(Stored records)
** START **

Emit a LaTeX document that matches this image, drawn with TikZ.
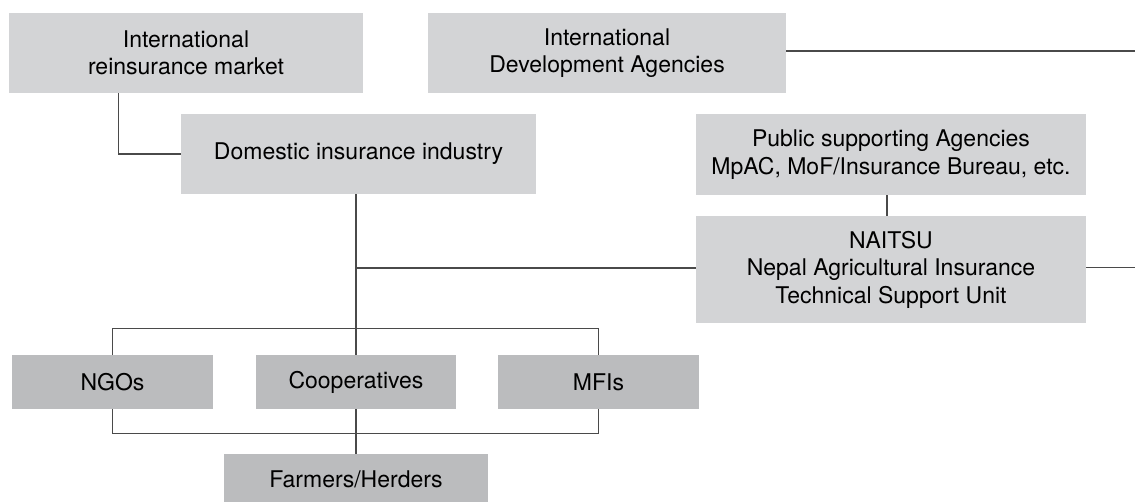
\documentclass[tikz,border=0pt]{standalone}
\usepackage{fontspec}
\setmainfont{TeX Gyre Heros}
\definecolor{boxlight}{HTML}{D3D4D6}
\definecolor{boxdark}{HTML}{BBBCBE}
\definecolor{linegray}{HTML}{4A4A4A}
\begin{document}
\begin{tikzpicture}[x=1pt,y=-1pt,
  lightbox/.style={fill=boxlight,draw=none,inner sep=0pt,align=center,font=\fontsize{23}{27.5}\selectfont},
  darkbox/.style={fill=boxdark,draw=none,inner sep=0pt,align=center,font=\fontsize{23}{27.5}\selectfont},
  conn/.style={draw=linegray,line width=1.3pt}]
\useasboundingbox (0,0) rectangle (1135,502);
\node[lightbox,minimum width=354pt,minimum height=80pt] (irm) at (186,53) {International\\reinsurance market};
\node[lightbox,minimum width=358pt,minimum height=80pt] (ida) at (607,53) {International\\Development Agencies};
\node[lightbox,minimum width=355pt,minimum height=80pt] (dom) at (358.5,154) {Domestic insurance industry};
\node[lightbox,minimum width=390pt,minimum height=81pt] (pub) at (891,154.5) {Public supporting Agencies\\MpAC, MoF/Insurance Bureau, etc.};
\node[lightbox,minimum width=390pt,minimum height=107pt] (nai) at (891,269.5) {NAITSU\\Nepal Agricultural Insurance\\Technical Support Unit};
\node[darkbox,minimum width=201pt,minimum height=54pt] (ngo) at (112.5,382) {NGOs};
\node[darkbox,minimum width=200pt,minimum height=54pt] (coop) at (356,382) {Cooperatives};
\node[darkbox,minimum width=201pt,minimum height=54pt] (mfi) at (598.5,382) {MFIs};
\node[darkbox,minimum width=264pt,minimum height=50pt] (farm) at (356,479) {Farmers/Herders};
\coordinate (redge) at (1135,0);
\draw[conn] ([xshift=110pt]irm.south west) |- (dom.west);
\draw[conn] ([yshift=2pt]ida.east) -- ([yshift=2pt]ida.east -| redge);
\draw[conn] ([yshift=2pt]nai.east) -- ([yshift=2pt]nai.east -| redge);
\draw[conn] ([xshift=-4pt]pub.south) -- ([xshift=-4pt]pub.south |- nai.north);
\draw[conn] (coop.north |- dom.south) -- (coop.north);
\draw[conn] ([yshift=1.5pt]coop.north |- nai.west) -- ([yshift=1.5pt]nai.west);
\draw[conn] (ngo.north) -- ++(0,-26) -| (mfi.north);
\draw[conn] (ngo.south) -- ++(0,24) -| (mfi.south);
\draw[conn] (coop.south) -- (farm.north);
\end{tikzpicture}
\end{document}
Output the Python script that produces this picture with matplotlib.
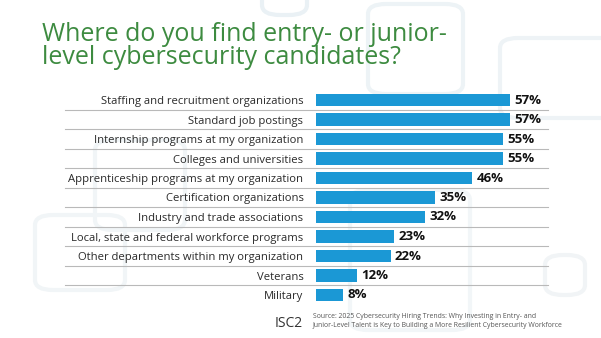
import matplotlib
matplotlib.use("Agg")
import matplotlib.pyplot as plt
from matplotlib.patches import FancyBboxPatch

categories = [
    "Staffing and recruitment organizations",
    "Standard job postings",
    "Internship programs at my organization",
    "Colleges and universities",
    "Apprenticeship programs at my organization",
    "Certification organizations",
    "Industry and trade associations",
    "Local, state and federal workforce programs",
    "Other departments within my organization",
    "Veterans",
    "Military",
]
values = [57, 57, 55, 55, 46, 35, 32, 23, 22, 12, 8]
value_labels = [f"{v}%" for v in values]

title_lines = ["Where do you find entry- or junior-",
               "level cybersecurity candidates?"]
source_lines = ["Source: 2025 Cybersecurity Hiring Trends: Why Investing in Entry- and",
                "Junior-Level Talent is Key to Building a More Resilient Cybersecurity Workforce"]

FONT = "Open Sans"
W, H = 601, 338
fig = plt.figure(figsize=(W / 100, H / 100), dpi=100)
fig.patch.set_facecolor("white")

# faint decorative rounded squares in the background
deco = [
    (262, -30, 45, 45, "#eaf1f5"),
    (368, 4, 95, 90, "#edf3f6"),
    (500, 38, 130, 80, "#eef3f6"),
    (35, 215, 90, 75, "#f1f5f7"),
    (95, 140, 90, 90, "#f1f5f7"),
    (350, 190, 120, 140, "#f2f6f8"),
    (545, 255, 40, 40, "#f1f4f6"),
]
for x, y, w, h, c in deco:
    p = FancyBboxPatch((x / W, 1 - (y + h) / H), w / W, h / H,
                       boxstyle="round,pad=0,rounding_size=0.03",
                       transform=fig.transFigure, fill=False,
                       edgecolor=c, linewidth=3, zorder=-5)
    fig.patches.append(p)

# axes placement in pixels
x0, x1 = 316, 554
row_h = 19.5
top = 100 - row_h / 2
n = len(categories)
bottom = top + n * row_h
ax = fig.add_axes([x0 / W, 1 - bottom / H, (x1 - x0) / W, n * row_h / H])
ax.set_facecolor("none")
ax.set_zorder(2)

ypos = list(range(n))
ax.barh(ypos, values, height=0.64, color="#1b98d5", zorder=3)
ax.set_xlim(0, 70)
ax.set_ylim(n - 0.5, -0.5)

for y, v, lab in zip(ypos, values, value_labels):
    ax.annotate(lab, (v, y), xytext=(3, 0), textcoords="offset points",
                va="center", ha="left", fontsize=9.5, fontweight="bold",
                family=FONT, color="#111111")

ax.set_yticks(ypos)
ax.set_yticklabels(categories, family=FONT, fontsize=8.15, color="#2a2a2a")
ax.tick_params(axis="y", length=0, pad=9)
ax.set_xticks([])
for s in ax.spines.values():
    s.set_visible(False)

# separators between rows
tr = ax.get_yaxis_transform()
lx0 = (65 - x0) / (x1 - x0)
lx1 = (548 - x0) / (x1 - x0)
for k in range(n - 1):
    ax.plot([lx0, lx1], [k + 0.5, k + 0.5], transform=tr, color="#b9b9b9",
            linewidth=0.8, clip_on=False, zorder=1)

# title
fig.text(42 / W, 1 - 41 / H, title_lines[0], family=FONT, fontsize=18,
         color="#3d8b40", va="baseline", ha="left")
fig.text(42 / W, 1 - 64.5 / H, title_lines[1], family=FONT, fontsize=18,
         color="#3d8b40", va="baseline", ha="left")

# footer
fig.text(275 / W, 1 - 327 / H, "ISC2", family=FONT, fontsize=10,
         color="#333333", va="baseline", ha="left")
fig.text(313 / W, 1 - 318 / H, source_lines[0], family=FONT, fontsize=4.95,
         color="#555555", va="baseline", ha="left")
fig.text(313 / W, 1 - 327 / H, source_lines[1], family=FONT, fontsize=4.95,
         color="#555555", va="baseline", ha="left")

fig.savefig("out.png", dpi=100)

** END **

- **WHAT YOU WILL DO**
Omit every picture, then reproduce the rest of the listing exactly.

- **COMPLETED EXERCISE**
Emit a LaTeX document that matches this image, drawn with TikZ.
\documentclass[tikz,border=0pt]{standalone}
\usepackage{fontspec}
\setmainfont{TeX Gyre Heros}
\definecolor{boxlight}{HTML}{D3D4D6}
\definecolor{boxdark}{HTML}{BBBCBE}
\definecolor{linegray}{HTML}{4A4A4A}
\begin{document}
\begin{tikzpicture}[x=1pt,y=-1pt,
  lightbox/.style={fill=boxlight,draw=none,inner sep=0pt,align=center,font=\fontsize{23}{27.5}\selectfont},
  darkbox/.style={fill=boxdark,draw=none,inner sep=0pt,align=center,font=\fontsize{23}{27.5}\selectfont},
  conn/.style={draw=linegray,line width=1.3pt}]
\useasboundingbox (0,0) rectangle (1135,502);
\node[lightbox,minimum width=354pt,minimum height=80pt] (irm) at (186,53) {International\\reinsurance market};
\node[lightbox,minimum width=358pt,minimum height=80pt] (ida) at (607,53) {International\\Development Agencies};
\node[lightbox,minimum width=355pt,minimum height=80pt] (dom) at (358.5,154) {Domestic insurance industry};
\node[lightbox,minimum width=390pt,minimum height=81pt] (pub) at (891,154.5) {Public supporting Agencies\\MpAC, MoF/Insurance Bureau, etc.};
\node[lightbox,minimum width=390pt,minimum height=107pt] (nai) at (891,269.5) {NAITSU\\Nepal Agricultural Insurance\\Technical Support Unit};
\node[darkbox,minimum width=201pt,minimum height=54pt] (ngo) at (112.5,382) {NGOs};
\node[darkbox,minimum width=200pt,minimum height=54pt] (coop) at (356,382) {Cooperatives};
\node[darkbox,minimum width=201pt,minimum height=54pt] (mfi) at (598.5,382) {MFIs};
\node[darkbox,minimum width=264pt,minimum height=50pt] (farm) at (356,479) {Farmers/Herders};
\coordinate (redge) at (1135,0);
\draw[conn] ([xshift=110pt]irm.south west) |- (dom.west);
\draw[conn] ([yshift=2pt]ida.east) -- ([yshift=2pt]ida.east -| redge);
\draw[conn] ([yshift=2pt]nai.east) -- ([yshift=2pt]nai.east -| redge);
\draw[conn] ([xshift=-4pt]pub.south) -- ([xshift=-4pt]pub.south |- nai.north);
\draw[conn] (coop.north |- dom.south) -- (coop.north);
\draw[conn] ([yshift=1.5pt]coop.north |- nai.west) -- ([yshift=1.5pt]nai.west);
\draw[conn] (ngo.north) -- ++(0,-26) -| (mfi.north);
\draw[conn] (ngo.south) -- ++(0,24) -| (mfi.south);
\draw[conn] (coop.south) -- (farm.north);
\end{tikzpicture}
\end{document}
Output the Python script that produces this picture with matplotlib.
import matplotlib
matplotlib.use("Agg")
import matplotlib.pyplot as plt
from matplotlib.patches import FancyBboxPatch

categories = [
    "Staffing and recruitment organizations",
    "Standard job postings",
    "Internship programs at my organization",
    "Colleges and universities",
    "Apprenticeship programs at my organization",
    "Certification organizations",
    "Industry and trade associations",
    "Local, state and federal workforce programs",
    "Other departments within my organization",
    "Veterans",
    "Military",
]
values = [57, 57, 55, 55, 46, 35, 32, 23, 22, 12, 8]
value_labels = [f"{v}%" for v in values]

title_lines = ["Where do you find entry- or junior-",
               "level cybersecurity candidates?"]
source_lines = ["Source: 2025 Cybersecurity Hiring Trends: Why Investing in Entry- and",
                "Junior-Level Talent is Key to Building a More Resilient Cybersecurity Workforce"]

FONT = "Open Sans"
W, H = 601, 338
fig = plt.figure(figsize=(W / 100, H / 100), dpi=100)
fig.patch.set_facecolor("white")

# faint decorative rounded squares in the background
deco = [
    (262, -30, 45, 45, "#eaf1f5"),
    (368, 4, 95, 90, "#edf3f6"),
    (500, 38, 130, 80, "#eef3f6"),
    (35, 215, 90, 75, "#f1f5f7"),
    (95, 140, 90, 90, "#f1f5f7"),
    (350, 190, 120, 140, "#f2f6f8"),
    (545, 255, 40, 40, "#f1f4f6"),
]
for x, y, w, h, c in deco:
    p = FancyBboxPatch((x / W, 1 - (y + h) / H), w / W, h / H,
                       boxstyle="round,pad=0,rounding_size=0.03",
                       transform=fig.transFigure, fill=False,
                       edgecolor=c, linewidth=3, zorder=-5)
    fig.patches.append(p)

# axes placement in pixels
x0, x1 = 316, 554
row_h = 19.5
top = 100 - row_h / 2
n = len(categories)
bottom = top + n * row_h
ax = fig.add_axes([x0 / W, 1 - bottom / H, (x1 - x0) / W, n * row_h / H])
ax.set_facecolor("none")
ax.set_zorder(2)

ypos = list(range(n))
ax.barh(ypos, values, height=0.64, color="#1b98d5", zorder=3)
ax.set_xlim(0, 70)
ax.set_ylim(n - 0.5, -0.5)

for y, v, lab in zip(ypos, values, value_labels):
    ax.annotate(lab, (v, y), xytext=(3, 0), textcoords="offset points",
                va="center", ha="left", fontsize=9.5, fontweight="bold",
                family=FONT, color="#111111")

ax.set_yticks(ypos)
ax.set_yticklabels(categories, family=FONT, fontsize=8.15, color="#2a2a2a")
ax.tick_params(axis="y", length=0, pad=9)
ax.set_xticks([])
for s in ax.spines.values():
    s.set_visible(False)

# separators between rows
tr = ax.get_yaxis_transform()
lx0 = (65 - x0) / (x1 - x0)
lx1 = (548 - x0) / (x1 - x0)
for k in range(n - 1):
    ax.plot([lx0, lx1], [k + 0.5, k + 0.5], transform=tr, color="#b9b9b9",
            linewidth=0.8, clip_on=False, zorder=1)

# title
fig.text(42 / W, 1 - 41 / H, title_lines[0], family=FONT, fontsize=18,
         color="#3d8b40", va="baseline", ha="left")
fig.text(42 / W, 1 - 64.5 / H, title_lines[1], family=FONT, fontsize=18,
         color="#3d8b40", va="baseline", ha="left")

# footer
fig.text(275 / W, 1 - 327 / H, "ISC2", family=FONT, fontsize=10,
         color="#333333", va="baseline", ha="left")
fig.text(313 / W, 1 - 318 / H, source_lines[0], family=FONT, fontsize=4.95,
         color="#555555", va="baseline", ha="left")
fig.text(313 / W, 1 - 327 / H, source_lines[1], family=FONT, fontsize=4.95,
         color="#555555", va="baseline", ha="left")

fig.savefig("out.png", dpi=100)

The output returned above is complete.